I addressed this issue within the context of Bloomberg Philanthropies' giving after it launched the second Public Art Challenge in February.

"Bloomberg's workmanlike approach is comparatively less 'political' than other activist art proponents that have recently linked initiatives to causes like immigrant rights (Ford) and criminal justice reform (the Robert Rauschenberg Foundation)," I wrote. "It will be interesting to see if the Bloomberg 2018 Public Art Challenge winners drift deeper into activist waters."

Ultimately, these finalists find Bloomberg successfully threading the needle by addressing social and cultural equity through the lens of local experience without embracing the charged red-meat activism of a Ford Foundation.

Meanwhile, two finalist projects address climate change, an issue that's near and dear to Michael Bloomberg. The first, Anchorage's "SEED Community," proposes a partnership with the Anchorage Museum to address climate change; the second, Miami's "Climate Sync Miami," explores the urgent issue of rising seas and its impact on Miami through a series of site-specific temporary public art interventions.

Projects also address issues specific to the city's unique history.

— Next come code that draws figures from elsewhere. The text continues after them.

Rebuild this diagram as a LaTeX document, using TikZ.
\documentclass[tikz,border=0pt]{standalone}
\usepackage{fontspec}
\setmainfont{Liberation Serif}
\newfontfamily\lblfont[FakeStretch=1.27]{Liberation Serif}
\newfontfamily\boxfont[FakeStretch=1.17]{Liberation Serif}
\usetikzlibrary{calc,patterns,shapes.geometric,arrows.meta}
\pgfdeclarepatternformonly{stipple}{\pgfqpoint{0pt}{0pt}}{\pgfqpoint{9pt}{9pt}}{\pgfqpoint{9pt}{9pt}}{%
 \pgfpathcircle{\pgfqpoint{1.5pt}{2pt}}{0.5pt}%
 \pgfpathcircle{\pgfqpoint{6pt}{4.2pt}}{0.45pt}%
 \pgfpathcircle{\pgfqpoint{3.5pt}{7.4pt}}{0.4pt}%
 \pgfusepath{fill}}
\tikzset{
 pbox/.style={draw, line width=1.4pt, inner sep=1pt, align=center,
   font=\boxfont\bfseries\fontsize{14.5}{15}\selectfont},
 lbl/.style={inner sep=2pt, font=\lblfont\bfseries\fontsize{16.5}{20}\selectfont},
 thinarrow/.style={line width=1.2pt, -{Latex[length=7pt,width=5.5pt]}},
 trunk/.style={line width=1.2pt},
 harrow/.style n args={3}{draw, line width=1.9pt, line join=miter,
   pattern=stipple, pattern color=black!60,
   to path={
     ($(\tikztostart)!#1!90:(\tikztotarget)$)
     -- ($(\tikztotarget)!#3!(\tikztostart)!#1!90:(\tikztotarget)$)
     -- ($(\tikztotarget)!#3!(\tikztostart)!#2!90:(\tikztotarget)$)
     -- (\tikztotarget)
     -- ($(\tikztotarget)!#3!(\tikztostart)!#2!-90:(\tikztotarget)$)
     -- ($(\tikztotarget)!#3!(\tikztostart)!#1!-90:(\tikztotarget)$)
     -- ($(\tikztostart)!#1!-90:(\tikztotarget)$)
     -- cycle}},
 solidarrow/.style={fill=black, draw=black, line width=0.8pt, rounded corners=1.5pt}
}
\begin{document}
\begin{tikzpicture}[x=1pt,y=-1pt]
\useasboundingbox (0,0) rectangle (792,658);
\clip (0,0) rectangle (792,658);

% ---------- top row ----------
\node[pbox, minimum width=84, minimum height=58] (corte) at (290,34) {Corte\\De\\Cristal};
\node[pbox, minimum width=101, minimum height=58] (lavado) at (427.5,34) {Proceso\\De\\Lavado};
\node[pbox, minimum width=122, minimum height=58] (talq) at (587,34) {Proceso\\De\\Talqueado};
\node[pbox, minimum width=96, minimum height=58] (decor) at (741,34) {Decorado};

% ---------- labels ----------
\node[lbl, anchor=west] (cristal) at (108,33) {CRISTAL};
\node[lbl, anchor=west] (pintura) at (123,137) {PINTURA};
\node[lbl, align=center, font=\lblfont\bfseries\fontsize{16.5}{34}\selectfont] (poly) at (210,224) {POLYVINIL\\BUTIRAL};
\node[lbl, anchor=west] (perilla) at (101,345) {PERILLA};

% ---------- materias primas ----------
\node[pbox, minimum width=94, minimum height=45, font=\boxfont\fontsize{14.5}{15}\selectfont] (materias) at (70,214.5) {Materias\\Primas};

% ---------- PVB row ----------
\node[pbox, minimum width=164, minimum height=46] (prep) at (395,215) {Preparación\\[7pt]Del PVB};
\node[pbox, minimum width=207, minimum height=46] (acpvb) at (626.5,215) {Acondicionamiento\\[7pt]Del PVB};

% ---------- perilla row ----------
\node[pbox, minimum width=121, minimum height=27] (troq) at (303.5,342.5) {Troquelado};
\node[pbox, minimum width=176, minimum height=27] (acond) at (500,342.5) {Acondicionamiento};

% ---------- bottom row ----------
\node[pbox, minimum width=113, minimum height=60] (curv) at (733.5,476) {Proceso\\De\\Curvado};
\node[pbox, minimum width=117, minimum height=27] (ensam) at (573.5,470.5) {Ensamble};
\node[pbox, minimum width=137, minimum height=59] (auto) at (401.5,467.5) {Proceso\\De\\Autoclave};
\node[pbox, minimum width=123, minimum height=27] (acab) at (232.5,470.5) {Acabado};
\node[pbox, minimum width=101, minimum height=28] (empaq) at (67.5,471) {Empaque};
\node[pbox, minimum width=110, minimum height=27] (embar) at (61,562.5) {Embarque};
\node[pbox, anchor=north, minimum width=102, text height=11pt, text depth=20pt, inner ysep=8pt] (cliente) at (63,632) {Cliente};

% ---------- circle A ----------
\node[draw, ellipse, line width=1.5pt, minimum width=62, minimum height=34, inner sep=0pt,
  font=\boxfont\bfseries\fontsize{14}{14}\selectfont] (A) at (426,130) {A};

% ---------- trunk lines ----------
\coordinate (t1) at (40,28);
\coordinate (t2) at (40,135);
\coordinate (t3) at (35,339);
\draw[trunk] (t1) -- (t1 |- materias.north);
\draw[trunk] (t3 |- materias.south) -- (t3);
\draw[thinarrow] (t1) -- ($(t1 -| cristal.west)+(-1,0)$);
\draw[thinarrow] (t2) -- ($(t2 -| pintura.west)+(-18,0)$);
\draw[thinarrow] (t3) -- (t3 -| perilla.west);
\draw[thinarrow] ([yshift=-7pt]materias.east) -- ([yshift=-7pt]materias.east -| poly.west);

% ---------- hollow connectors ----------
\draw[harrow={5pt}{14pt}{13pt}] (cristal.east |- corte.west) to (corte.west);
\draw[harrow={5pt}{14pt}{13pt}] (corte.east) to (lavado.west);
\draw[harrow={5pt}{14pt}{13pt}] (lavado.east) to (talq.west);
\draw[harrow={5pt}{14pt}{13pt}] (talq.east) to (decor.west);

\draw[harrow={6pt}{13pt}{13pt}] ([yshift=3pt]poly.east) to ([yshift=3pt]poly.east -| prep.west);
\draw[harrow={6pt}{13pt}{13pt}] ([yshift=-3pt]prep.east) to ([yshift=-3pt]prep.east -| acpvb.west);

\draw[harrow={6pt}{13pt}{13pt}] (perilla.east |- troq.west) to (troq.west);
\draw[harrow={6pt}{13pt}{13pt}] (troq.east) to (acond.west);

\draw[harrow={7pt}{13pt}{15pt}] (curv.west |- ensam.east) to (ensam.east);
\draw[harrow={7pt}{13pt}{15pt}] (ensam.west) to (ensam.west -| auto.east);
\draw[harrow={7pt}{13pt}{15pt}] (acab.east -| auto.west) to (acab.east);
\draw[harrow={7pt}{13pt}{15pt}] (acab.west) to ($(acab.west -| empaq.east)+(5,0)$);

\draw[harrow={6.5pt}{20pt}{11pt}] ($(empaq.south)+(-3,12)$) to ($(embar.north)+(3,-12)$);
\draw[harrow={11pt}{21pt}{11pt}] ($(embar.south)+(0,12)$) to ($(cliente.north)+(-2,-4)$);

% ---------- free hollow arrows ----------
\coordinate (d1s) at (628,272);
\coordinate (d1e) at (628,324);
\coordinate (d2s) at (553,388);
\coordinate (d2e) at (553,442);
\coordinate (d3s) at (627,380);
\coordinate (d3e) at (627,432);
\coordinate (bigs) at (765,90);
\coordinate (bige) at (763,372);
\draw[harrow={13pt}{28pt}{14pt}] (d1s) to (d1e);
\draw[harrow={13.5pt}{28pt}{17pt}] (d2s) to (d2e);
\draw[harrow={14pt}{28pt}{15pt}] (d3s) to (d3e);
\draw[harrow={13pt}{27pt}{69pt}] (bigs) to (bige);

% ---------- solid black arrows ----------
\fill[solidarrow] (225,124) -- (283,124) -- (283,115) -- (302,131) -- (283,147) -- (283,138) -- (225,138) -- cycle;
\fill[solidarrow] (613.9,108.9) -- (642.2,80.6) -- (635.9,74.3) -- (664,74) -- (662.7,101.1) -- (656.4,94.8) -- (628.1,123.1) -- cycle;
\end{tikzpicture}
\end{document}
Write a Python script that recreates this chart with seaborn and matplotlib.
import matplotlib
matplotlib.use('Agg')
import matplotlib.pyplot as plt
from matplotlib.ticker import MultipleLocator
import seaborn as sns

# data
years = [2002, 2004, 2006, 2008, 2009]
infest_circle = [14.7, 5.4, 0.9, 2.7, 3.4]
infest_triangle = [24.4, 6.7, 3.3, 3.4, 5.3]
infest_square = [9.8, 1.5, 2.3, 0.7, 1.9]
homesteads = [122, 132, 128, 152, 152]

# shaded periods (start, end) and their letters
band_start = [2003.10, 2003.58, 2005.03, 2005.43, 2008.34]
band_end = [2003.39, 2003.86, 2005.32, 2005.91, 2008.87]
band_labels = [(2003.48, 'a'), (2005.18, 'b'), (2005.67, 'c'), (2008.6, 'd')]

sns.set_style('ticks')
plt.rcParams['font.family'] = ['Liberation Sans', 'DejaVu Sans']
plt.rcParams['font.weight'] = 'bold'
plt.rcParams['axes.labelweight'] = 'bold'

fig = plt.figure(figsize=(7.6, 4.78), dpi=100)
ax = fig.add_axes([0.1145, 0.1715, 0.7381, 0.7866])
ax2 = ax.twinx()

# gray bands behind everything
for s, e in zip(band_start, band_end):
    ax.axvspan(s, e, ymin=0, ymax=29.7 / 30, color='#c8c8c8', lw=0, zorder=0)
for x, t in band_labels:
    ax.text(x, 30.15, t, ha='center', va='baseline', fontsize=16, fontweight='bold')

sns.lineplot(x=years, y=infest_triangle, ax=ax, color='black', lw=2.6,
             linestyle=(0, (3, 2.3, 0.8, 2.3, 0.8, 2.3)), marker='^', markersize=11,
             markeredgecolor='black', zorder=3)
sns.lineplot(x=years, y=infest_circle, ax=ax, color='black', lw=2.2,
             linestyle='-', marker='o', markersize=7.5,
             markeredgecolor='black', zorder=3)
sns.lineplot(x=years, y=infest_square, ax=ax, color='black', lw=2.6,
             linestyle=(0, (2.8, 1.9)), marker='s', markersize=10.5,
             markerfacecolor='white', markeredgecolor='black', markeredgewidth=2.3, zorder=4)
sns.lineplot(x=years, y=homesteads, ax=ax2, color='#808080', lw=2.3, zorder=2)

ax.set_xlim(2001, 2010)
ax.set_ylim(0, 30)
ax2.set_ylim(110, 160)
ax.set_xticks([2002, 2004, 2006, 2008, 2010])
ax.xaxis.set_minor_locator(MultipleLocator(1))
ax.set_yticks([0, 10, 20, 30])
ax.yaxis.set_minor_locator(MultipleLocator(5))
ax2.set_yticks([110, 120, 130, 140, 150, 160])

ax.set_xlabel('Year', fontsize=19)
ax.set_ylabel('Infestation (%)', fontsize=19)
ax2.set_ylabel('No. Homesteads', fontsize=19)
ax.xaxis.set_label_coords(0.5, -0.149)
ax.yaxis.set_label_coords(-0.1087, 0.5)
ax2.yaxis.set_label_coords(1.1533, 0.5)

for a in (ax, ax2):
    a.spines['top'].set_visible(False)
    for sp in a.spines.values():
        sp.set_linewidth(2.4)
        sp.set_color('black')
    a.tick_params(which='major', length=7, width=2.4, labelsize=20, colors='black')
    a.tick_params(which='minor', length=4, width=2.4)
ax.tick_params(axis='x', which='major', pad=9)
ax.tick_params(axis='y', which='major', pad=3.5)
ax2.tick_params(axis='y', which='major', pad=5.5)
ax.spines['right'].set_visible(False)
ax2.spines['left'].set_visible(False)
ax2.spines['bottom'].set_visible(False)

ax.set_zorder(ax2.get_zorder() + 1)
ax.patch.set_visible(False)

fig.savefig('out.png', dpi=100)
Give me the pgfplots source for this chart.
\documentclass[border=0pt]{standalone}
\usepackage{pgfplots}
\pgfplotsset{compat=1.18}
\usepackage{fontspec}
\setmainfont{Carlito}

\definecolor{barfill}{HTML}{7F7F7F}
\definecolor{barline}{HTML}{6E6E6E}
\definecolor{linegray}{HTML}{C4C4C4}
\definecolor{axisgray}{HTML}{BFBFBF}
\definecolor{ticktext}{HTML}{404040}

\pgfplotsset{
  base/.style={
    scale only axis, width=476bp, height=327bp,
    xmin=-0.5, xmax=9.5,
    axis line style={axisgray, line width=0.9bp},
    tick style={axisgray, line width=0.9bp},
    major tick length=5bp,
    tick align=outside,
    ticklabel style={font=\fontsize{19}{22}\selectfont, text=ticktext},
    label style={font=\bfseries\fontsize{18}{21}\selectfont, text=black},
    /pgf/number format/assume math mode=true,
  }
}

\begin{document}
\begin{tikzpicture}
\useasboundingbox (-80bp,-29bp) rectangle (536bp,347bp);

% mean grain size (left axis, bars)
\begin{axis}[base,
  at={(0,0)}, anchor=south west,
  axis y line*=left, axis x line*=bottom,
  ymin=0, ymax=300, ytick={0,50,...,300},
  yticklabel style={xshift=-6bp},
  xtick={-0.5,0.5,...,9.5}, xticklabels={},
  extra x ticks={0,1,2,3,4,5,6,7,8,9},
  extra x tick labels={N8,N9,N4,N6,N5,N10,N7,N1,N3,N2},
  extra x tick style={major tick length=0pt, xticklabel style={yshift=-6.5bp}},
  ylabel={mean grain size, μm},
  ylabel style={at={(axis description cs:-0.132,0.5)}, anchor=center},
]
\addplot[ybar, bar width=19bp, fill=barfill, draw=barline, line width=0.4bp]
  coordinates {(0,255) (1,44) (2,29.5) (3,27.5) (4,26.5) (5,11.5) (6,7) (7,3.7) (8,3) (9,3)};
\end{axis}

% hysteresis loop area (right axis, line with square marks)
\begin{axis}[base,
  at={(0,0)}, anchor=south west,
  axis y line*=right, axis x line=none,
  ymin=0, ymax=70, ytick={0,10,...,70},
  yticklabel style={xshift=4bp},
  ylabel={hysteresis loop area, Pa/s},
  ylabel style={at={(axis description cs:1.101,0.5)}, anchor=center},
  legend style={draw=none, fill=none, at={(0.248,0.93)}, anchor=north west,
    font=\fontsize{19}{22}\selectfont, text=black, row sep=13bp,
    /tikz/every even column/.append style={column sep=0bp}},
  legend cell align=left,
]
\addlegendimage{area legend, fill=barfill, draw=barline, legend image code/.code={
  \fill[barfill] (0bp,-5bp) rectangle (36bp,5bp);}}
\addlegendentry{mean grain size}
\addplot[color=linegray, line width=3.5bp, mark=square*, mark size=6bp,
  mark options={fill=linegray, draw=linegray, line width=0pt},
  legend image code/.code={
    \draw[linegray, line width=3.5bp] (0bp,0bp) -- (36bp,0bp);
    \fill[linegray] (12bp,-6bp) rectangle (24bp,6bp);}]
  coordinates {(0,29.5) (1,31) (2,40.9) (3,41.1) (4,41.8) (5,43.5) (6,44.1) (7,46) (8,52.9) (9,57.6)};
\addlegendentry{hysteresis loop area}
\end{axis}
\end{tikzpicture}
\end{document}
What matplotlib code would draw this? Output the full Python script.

Santa Rosa's "Home" proposes an artist residency program to explore concepts of home and resiliency in the aftermath of the recent wildfire disaster, while St. Louis's "Facing Mill Creek Valley" proposes a public art exhibition to address the displacement of residents living in Mill Creek Valley, a predominantly African-American neighborhood razed in the 1950s and 1960s to make way for the construction of a freeway.

Bloomberg Philanthropies will select at least three winners from among these 14 finalists in the fall to execute their projects over a maximum of 24 months. Grants will cover project-related expenditures including development, execution and marketing, but will not fund 100 percent of the total project costs.

"This year’s applications reflect a diversity of creativity and exciting experimentation for the public to experience, and the willingness of civic leaders to embrace artists in addressing complex urban challenges," said Bloomberg's Levin.

"We are grateful to the cities that applied to this year’s Public Art Challenge, and look forward to learning more about our finalist projects."